History

United States
- Name: Energy
- Laid down: date unknown
- Launched: 20 September 1941
- Commissioned: 1 January 1942
- Decommissioned: 9 November 1942
- In service: as YDT-3, July 1946
- Stricken: date unknown
- Fate: Sold 1960, fate not known

General characteristics
- Class & type: Accentor-class minesweeper
- Displacement: 219 tons (f.)
- Length: 97 ft 6 in (29.72 m)
- Beam: 22 ft 3 in (6.78 m)
- Draught: 9 ft (2.7 m)
- Speed: 10 knots (19 km/h)
- Complement: 17
- Armament: two .50 cal (12.7 mm) machine guns

= USS Energy (AMc-78) =

Minesweeper of the United States Navy

USS Energy (AMc-78) was an acquired by the U.S. Navy for the task of removing naval mines laid in the water to prevent ships from passing.

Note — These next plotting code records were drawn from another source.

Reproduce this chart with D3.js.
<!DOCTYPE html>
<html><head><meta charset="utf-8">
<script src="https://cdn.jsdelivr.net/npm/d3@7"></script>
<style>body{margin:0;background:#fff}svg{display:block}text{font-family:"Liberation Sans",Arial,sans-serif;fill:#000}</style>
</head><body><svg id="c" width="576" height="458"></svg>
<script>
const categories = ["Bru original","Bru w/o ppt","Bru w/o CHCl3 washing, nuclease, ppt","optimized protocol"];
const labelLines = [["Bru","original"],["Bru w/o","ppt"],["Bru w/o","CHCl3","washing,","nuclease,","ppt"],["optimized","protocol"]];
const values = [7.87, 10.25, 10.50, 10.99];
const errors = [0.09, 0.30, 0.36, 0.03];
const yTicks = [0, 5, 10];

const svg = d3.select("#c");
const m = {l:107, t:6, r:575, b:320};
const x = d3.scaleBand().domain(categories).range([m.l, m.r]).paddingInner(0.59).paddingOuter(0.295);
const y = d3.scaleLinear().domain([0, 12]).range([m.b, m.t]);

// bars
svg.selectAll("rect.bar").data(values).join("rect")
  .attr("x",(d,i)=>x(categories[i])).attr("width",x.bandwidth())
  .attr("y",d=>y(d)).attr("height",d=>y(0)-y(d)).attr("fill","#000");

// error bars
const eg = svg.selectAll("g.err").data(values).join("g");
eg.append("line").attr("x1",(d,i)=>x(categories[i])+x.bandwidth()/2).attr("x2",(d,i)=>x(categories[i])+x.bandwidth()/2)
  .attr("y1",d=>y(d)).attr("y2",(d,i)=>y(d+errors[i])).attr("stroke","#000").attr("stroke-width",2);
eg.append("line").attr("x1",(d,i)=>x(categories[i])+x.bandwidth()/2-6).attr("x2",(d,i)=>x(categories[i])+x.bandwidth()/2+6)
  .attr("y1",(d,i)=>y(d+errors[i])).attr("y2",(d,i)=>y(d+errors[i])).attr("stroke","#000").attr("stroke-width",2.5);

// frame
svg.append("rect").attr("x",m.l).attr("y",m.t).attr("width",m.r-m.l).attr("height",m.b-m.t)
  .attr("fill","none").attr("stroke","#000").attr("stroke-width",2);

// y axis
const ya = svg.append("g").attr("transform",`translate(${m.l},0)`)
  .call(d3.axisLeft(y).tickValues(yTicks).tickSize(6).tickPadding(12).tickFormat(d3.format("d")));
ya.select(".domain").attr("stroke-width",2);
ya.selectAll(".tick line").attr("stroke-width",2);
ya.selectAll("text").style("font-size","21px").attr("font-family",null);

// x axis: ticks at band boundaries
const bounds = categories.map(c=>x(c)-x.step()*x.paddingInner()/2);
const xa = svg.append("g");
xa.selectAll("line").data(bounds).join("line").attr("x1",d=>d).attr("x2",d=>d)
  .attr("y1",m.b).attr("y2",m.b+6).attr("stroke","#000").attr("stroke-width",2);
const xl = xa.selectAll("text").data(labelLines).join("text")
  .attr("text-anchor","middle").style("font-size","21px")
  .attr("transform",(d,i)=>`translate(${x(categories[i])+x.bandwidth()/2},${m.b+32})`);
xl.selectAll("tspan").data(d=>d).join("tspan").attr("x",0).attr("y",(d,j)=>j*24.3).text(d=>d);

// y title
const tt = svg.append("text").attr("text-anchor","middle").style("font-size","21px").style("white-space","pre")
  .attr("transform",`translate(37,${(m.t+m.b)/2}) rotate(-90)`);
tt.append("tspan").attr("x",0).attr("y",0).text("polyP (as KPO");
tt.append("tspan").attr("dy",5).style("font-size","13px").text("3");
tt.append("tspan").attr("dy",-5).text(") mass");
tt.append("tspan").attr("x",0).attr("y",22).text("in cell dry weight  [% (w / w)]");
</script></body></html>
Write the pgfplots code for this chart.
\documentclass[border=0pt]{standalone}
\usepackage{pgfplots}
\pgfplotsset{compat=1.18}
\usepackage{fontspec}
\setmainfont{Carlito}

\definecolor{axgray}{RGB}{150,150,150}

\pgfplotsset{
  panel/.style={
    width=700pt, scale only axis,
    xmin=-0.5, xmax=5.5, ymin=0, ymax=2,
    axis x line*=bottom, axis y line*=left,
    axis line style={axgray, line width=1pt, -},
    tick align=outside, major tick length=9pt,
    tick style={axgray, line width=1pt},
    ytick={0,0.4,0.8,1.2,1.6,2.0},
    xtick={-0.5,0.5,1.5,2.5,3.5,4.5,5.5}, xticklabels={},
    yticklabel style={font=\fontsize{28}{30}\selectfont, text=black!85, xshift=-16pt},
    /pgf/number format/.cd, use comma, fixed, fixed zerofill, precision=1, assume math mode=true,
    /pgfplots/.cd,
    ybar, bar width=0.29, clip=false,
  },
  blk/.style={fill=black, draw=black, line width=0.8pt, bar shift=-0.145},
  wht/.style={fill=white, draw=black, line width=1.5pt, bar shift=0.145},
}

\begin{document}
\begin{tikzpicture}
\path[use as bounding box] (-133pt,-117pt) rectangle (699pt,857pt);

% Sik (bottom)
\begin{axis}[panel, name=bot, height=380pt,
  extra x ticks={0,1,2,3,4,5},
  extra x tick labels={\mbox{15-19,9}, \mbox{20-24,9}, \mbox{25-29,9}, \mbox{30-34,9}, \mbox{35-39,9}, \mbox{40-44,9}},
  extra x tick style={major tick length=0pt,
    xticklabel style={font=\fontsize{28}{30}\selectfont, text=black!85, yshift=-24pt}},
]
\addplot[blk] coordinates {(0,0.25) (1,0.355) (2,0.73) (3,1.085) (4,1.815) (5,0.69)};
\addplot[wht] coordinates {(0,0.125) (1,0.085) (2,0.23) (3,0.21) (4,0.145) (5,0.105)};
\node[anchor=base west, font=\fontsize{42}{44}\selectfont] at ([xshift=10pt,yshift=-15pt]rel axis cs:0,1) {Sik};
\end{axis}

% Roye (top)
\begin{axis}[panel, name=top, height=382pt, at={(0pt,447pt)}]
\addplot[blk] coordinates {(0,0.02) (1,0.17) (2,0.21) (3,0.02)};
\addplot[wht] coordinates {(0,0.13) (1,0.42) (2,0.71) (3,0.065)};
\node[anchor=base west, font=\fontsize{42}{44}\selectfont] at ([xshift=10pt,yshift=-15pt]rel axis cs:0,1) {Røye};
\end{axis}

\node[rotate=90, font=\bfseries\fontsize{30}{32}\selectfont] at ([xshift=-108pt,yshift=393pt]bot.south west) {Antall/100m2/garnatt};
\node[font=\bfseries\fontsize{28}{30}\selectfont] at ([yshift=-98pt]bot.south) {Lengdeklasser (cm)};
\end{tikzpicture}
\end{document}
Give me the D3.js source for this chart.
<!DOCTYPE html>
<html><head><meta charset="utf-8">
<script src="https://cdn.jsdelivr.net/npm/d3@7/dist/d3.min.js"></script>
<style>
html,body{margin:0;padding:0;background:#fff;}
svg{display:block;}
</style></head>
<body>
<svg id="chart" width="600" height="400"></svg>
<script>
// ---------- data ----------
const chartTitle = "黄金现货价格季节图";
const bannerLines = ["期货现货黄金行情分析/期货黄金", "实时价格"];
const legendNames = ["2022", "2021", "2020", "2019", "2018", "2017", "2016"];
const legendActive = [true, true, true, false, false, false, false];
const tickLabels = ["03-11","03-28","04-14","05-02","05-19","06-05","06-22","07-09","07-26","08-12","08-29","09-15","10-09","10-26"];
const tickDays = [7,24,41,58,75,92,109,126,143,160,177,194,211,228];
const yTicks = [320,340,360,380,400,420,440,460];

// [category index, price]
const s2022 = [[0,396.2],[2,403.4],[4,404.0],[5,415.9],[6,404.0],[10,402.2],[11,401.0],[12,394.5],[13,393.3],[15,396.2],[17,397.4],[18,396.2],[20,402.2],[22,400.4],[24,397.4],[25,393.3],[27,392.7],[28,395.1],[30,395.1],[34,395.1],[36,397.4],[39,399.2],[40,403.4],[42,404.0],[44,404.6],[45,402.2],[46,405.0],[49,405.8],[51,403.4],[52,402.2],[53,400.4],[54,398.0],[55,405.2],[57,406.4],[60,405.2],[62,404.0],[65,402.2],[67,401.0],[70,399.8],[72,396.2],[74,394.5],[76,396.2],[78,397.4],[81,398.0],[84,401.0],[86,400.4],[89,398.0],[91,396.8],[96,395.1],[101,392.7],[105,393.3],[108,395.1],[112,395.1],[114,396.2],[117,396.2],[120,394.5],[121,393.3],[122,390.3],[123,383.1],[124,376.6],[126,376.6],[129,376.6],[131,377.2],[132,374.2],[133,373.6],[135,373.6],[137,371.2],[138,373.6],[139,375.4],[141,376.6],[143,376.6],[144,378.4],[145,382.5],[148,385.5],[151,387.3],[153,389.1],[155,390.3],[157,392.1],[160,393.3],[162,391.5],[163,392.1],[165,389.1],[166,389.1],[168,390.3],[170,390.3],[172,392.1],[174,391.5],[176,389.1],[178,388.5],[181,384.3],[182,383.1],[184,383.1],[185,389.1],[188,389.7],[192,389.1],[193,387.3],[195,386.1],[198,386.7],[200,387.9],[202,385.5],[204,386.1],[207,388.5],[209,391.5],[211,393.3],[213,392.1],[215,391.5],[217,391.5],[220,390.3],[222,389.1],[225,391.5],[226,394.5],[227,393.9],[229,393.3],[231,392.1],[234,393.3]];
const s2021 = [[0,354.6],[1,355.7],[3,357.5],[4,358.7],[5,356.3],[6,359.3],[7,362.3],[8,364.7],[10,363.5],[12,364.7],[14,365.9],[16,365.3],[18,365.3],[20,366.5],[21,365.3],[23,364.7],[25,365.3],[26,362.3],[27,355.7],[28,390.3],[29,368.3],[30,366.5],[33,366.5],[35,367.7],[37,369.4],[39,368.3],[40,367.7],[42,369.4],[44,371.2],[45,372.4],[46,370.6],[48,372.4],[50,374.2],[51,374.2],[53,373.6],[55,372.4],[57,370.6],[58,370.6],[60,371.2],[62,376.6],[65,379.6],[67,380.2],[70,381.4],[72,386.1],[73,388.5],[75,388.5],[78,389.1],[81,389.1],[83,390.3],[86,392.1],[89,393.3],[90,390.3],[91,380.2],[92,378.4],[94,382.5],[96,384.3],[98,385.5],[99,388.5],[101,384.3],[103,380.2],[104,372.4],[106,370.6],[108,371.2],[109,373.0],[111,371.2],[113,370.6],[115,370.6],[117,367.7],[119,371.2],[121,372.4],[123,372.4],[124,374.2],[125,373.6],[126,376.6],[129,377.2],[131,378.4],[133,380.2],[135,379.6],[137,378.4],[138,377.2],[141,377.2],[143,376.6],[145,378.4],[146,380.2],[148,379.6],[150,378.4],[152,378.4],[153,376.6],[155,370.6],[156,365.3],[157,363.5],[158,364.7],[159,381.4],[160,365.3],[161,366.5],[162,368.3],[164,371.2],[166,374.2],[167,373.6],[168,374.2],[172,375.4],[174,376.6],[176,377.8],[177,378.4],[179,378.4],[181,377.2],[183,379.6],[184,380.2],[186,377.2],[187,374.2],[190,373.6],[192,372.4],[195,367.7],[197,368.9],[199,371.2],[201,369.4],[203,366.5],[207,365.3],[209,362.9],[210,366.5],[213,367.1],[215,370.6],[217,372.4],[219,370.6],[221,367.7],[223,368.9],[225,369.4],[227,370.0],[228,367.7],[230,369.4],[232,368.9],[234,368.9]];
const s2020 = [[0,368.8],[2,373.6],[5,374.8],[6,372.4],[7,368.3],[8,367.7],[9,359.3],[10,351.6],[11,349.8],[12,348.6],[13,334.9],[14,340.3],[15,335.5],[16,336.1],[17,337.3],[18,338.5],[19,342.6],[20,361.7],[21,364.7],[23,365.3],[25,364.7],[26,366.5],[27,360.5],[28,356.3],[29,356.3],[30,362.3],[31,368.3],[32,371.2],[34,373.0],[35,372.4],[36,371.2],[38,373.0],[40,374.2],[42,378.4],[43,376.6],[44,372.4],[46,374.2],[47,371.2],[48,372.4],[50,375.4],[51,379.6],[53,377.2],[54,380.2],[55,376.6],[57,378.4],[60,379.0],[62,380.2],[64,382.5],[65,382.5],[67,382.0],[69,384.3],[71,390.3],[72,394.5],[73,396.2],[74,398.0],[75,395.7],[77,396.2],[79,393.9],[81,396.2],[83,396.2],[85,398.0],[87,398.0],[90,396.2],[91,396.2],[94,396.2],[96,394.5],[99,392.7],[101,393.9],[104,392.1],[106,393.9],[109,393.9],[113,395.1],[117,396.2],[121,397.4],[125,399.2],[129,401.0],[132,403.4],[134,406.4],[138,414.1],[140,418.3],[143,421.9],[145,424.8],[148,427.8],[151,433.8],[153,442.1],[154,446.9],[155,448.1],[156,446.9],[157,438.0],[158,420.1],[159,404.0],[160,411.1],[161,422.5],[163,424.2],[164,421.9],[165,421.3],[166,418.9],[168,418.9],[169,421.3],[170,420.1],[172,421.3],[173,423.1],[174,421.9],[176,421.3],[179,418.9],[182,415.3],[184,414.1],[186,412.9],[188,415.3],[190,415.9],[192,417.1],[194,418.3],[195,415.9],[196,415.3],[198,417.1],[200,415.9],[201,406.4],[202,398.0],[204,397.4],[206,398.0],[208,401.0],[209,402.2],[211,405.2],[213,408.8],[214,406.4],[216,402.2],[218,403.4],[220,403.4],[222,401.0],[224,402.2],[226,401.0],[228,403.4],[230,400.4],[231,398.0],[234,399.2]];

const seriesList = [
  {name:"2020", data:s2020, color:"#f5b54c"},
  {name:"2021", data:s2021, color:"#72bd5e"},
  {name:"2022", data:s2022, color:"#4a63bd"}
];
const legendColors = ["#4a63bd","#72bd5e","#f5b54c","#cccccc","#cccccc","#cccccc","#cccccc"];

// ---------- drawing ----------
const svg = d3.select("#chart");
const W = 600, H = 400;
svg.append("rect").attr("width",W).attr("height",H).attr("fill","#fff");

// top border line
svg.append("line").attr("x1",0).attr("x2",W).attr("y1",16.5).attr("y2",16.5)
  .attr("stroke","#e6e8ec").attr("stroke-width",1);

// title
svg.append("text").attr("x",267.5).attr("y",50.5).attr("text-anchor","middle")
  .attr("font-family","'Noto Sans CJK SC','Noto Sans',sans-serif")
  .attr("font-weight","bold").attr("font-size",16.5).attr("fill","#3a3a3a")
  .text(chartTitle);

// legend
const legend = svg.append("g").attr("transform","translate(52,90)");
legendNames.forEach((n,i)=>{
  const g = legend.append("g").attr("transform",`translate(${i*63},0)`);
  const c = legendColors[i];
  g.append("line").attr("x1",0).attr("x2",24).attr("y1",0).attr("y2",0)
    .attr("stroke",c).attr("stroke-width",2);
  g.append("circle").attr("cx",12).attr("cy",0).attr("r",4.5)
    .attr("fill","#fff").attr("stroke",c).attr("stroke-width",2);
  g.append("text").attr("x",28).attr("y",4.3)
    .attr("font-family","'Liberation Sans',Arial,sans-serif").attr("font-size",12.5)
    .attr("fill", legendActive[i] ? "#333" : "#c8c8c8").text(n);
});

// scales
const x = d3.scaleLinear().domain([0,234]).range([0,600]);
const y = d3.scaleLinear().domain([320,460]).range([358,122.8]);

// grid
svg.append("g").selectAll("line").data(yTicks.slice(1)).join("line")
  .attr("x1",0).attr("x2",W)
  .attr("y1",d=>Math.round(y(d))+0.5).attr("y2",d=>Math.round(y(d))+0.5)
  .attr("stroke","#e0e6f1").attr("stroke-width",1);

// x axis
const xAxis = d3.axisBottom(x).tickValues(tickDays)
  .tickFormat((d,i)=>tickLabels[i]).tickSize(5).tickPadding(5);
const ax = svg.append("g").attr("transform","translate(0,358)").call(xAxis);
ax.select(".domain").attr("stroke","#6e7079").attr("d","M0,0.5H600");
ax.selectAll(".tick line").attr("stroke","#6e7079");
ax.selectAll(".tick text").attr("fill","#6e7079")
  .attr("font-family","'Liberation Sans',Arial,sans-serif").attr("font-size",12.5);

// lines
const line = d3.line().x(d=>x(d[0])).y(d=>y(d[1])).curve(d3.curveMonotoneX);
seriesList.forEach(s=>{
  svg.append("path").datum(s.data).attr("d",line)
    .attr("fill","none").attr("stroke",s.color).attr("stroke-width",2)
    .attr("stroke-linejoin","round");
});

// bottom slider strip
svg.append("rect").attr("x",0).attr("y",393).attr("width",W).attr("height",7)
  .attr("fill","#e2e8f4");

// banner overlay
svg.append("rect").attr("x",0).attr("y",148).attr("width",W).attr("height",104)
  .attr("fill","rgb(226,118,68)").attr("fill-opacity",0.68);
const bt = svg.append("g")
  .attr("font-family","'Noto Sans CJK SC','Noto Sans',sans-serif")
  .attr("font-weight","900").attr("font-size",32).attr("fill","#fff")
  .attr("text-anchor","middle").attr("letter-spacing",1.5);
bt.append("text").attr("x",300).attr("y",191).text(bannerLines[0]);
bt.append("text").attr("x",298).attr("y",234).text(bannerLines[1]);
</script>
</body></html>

Energy was launched 20 September 1941 by W. A. Robinson, Inc., of Ipswich, Massachusetts; sponsored by Mrs. E. Benedix; and commissioned 1 January 1942. After conducting tests at the Mine Warfare School at Yorktown, Virginia, Energy arrived at St. George’s, Bermuda 24 March 1942, for sweeping duty until 20 October, when she sailed for Boston, Massachusetts. Here she was decommissioned 9 November 1942, and given "in-service" status. She became YDT-3 in July 1946 and continued to serve with the 1st Naval District. She was reported sold in 1960.